Avdoo’s Shlomi Avdoo with 183 Varick Street

🏆 Residential: The priciest residential real estate sale recorded in New York City was for a townhouse at 22 East 68th Street on the Upper East Side that changed hands for $10.5 million. The home stands four stories tall and measures just over 3,300 square feet, pricing the transaction at roughly $3,200 per square foot. The seller, an LLC named after the address, purchased the townhouse a decade ago for $12.6 million. The buyer in the latest deal was LDN Investments LLC.

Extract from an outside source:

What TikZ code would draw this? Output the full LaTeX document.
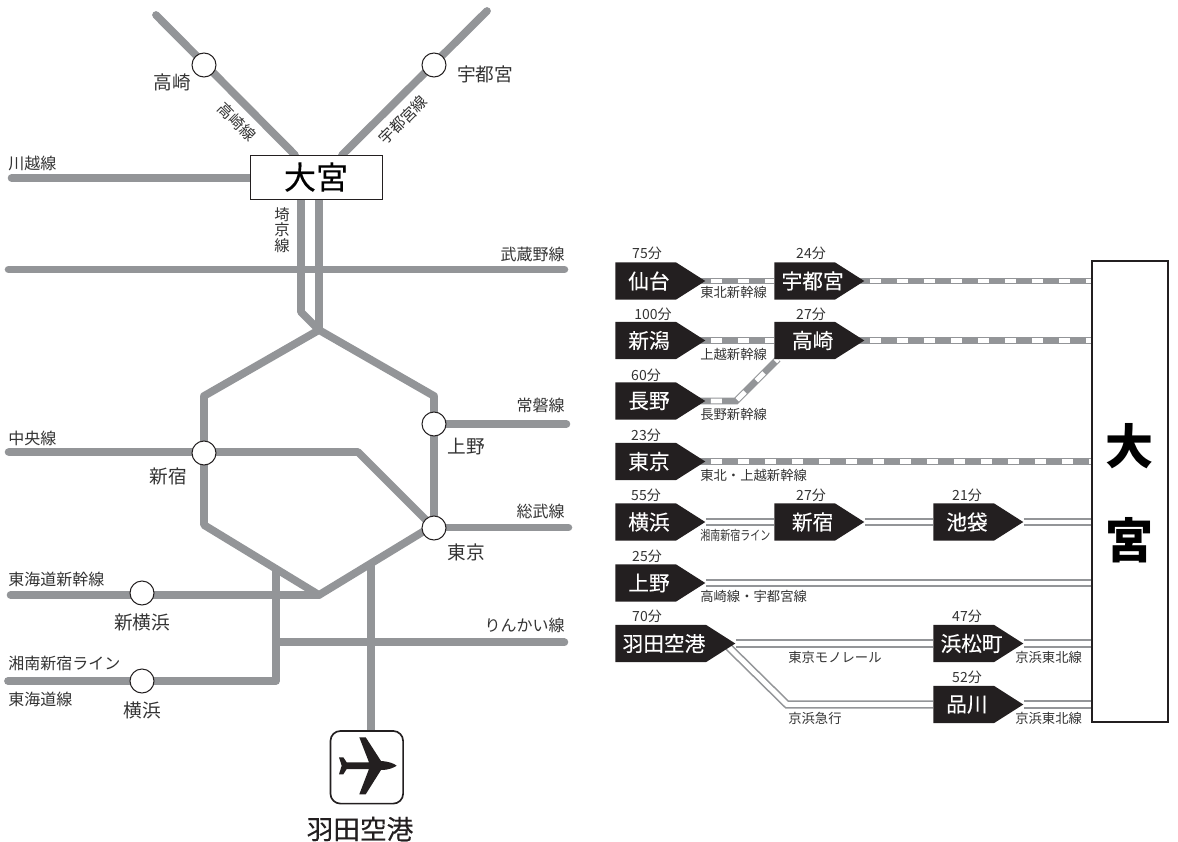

🏆 Commercial: In Hudson Square, a six-story office building at 183 Varick Street sold for $63 million, marking the most expensive commercial deal recorded in the Big Apple. The buyer was an affiliate of Avdoo & Partners Development, which entered contract to acquire the more than 68,000-square-foot property in March. The seller was an entity led by Benjamin Webster Federbush; the property has been connected to the Federbush family since at least the 1960s. The transaction pencils out to about $920 per square foot.

📊 Commercial: An affiliate of Pasadena, California-based Alexandria Real Estate Equities offloaded an office property at 30-02 48th Avenue in Long Island City for $34.5 million — 54 percent lower than its prior trade price. The buyer was New York-based North River Company. The property stands three stories tall and spans more than 141,400 square feet. It was once a book bindery and Alexandria converted it into the Alexandria Center for Life Science. Alexandria had acquired the site for $75 million in 2018.

📊 Commercial: The Holiday Inn Express Manhattan Midtown West at 538 West 48th Street traded for $26.5 million. The seller was an LLC tied to real estate investor Andrew Roufail, and the buyer was hotelier Maheshchand Ratanji. Roufail’s entity purchased the building in 2014 for $16.5 million. The hotel stands 11 stories tall and measures 61,700 square feet. The deal works out to about $430 per square foot.

📊 Residential: Jesse Delia scooped up a condo at 56 Crosby Street in Soho for $9.1 million. The unit spans about 4,400 square feet, pricing the sale at about $2,100 per square foot. The seller was an LLC tied to Teddy K. Kang, who bought the pad in 2010 for $4.4 million. The latest transaction appears to have been off-market.

📊 Residential: Amy Won and Stephen Tait paid $9 million for a townhouse at 757 Carroll Street in Park Slope. The sellers were Christopher Mitchell and Pilar Guzman — authors of the Patina Modern interior design book — along with Gregg Mitchell, Christopher Mitchell’s brother, and his wife, Andrea Chu. The foursome acquired the home in 2004 for $1.5 million. The four-story townhouse dates to 1886 and is two blocks from Prospect Park. It went on the market with Leslie J. Garfield’s Sophie Smadbeck, Richard Pretsfelder, Morgan Garofalo and Matt Lesser in September for $10.3 million. 

By the Numbers: U.S. CRE debt hits $4.8T, with banks leading the way

Through the second quarter of 2025, outstanding commercial real estate debt in the U.S. hit $4.8 trillion, led by banks and thrifts and followed by government-sponsored enterprises.

Banks and thrifts, such as credit unions, held nearly 38 percent of the country’s commercial real estate debt, with a total of $1.83 trillion, according to an analysis of Federal Reserve data by research firm Trepp. GSEs, like Fannie Mae and Freddie Mac, followed, with some 22 percent of the market, totaling $1.08 trillion.